Unsung ’60s musicians score in pop doc ‘The Wrecking Crew’
“They were the ones with all the spirit, all the know-how.” So says Brian Wilson at the beginning of Denny Tedesco’s entertaining music documentary The Wrecking Crew, and he’s not talking about his fellow Beach Boys. Wilson’s praise is directed toward a loose aggregate of LA-based recording studio session musicians collectively known to insiders as “The Wrecking Crew.” In the burgeoning West Coast pop music scene of the early 1960s, these were the players that smart producers called in to lay down the basic groove under some of the best-known hit songs of the era.
Hot on the heels of recent behind-the-scenes showbiz docs like 20 Feet From Stardom and Muscle Shoals, Tedesco’s film continues the tradition of honoring these unsung heroes with the recognition they deserve. What Tedesco brings to the mix is his particular insider’s perspective. His father, guitarist Tommy Tedesco, was one of the key players—an imprecise number guesstimated as anywhere from 12 to 20 folks—on the producers’ A-list.

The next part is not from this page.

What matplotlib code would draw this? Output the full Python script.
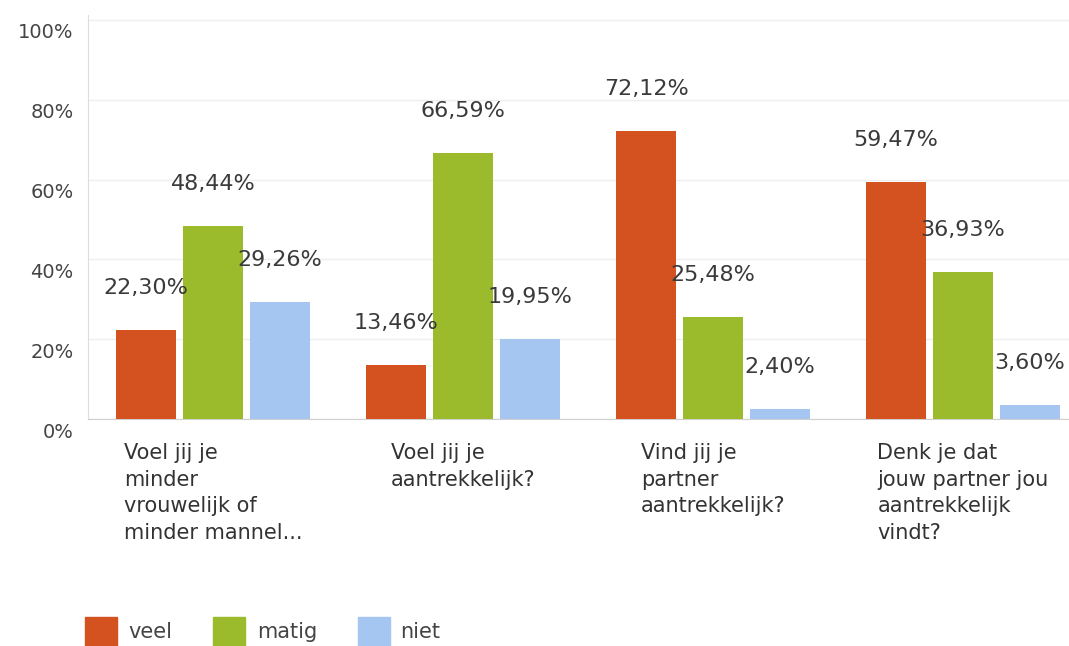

In the film, jovial, puckish Tommy Tedesco mentions the plight of the Wreckers as, “Guitar licks everybody recognizes, but nobody knows your name.” But Denny Tedesco knows, and his mission is to rescue them all from obscurity. He was smart enough to organize a round-table discussion with his dad and some of his cohorts sharing their memories, an informative anchor at the heart of the film that plays in counterpoint to plenty of tasty vintage footage of the Wreckers in the studio, laying down tracks for the stars their music supported—Sonny and Cher, The Mamas and the Papas, The Association, Frank and Nancy Sinatra, The Byrds, and The Righteous Brothers, for producers like Lou Adler, Phil Spector, and Snuff Garrett.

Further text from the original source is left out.